2009 Year-end Summary and Review

Summary

It has only been a bit more than three months since we started the open source research group at the Friedrich-Alexander-University of Erlangen-Nürnberg, but we are off to a good start. We settled on two main projects, open source software forges and Wikipedia technology. We filled one of the three open researcher (Ph.D. student) positions we started out with and expect to fill the other two by end of January 2010. Publications did not fall off a cliff as prior momentum kept us going with an OOPSLA Onward! paper in late 2009 and a Transactions on Pattern Languages of Programming paper to appear in 2010. Initial short-term projects for new group members are expected to smooth out the usual drop in publications that comes with a new professorship. Industry welcomed the establishment of our group with two initial sponsorships by Red Hat and Novell, respectively, each for half a Ph.D. student. Local firms are showing a keen interest in open source and its impact and we hope that the groundwork we are laying right now will lead to more industry engagements in 2010 and beyond. Finally, Prof. Riehle chaired the 2009 International Symposium on Wikis and Open Collaboration, which was a full success. We wish everyone a healthy, prosperous, and rewarding 2010!

TABLE OF CONTENTS

  1. Projects
  2. Publications
  3. Academic Engagement
  4. Industry and Sponsorships
  5. Teaching and Admin Matters
  6. Miscellaneous

1. PROJECTS

We decided to focus on two main projects: (a) Wikipedia technology and (b) software forges. The Wikipedia technology project is on its way. The group’s first happy hire is Hannes Dohrn, a recent graduate of our university. Dohrn is focussed on taking our vision for wiki technology to the next level. Members two and three will be working on the next generation of open source tooling, a software forge. Member two is expected to start mid of January and member three soon there after. Hiring was announced internationally and has led to more than 40 first-stage interviews and ten second-stage interviews so far.

2. PUBLICATIONS

Riehle published a paper on a new object-oriented metric called “design pattern density” at OOPSLA Onward! 2009; another paper on “industry experiences with design patterns” was accepted by the Springer journal Transactions on Pattern Languages of Programming and is scheduled to appear in 2010.

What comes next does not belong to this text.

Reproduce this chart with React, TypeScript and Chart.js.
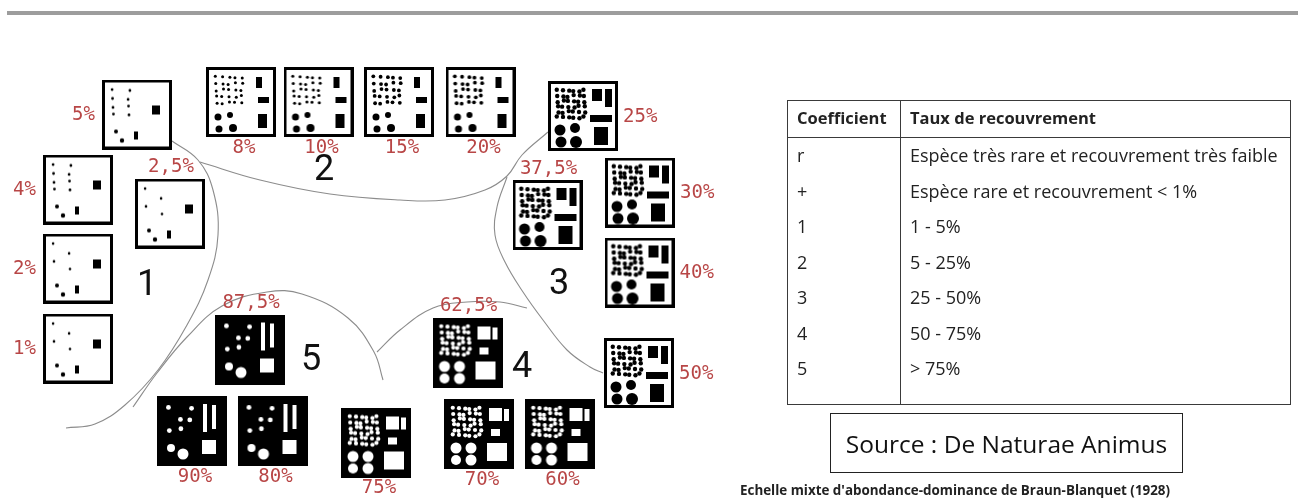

Next to these two peer-reviewed papers, a somewhat unusual paper called “The Economic Case for Open Source Foundations” is scheduled to appear in Computer’s Industry Perspectives column in January 2010. This article gives the open source research group and the Friedrich-Alexander-University an opportunity to reach out to the >70K subscriber strong IEEE Computer Society audience and demonstrate our thought-leadership. We intend to follow-up with similar papers of industry relevance.

On a related note, a paper by Riehle called “the commercial open source business model” keeps getting retweeted and keeps drawing traffic to its website like the never-tiring Energizer bunny. The paper was published in May 2009, four months before Riehle joined academia, but it is relevant to the group’s research. It was republished shortly thereafter in a Springer LNBIP volume. It is too early to tell whether the web attention the paper is gathering will translate into citations, but we are keeping our eye on it!

3. ACADEMIC ENGAGEMENT

Riehle chaired WikiSym 2009, the International Symposium on Wikis and Open Collaboration. The symposium is the premier event for research on wikis and related social software. With a strong participation of 93 paying participants, the symposium kept up with prior successful years, despite the current economic conditions.

Also, Riehle performed various reviews for research journals and conferences in 2009 and sits on the program committee for OOPSLA 2010 and OSS 2010, two of the main events of interest to the research group.

4. INDUSTRY AND SPONSORSHIPS

The open source research group received a one-time sponsorship of EUR 35K from Red Hat to pay for half a year for a Ph.D. student. An additional EUR 35K for three years was received by Novell/Suse. Both sponsorships were facilitated by the Open Source Business Foundation in Nuremberg, Germany. Riehle joined the foundation and is now engaging in industrial research activities with it. The sponsorship led to a press conference and a fair amount of news activity that helped promote the research group.

Also, in November, Riehle presented at SAP’s first-ever open source summit in Walldorf, Germany, and spent an extra day consulting to the software giant on its open source strategy.

5. TEACHING AND ADMIN MATTERS

This winter semester 2009/10 Riehle is teaching the “applied software engineering” class, together with Prof. Bernd Hindel and PD Peter Wilke. He is also teaching the “agile methods and open source” software development class.

6. MISCELLANEOUS

The research group established its web presence at osr.cs.fau.de (or osr.informatik.uni-erlangen.de in German).

We wish everyone a healthy, prosperous, and rewarding 2010!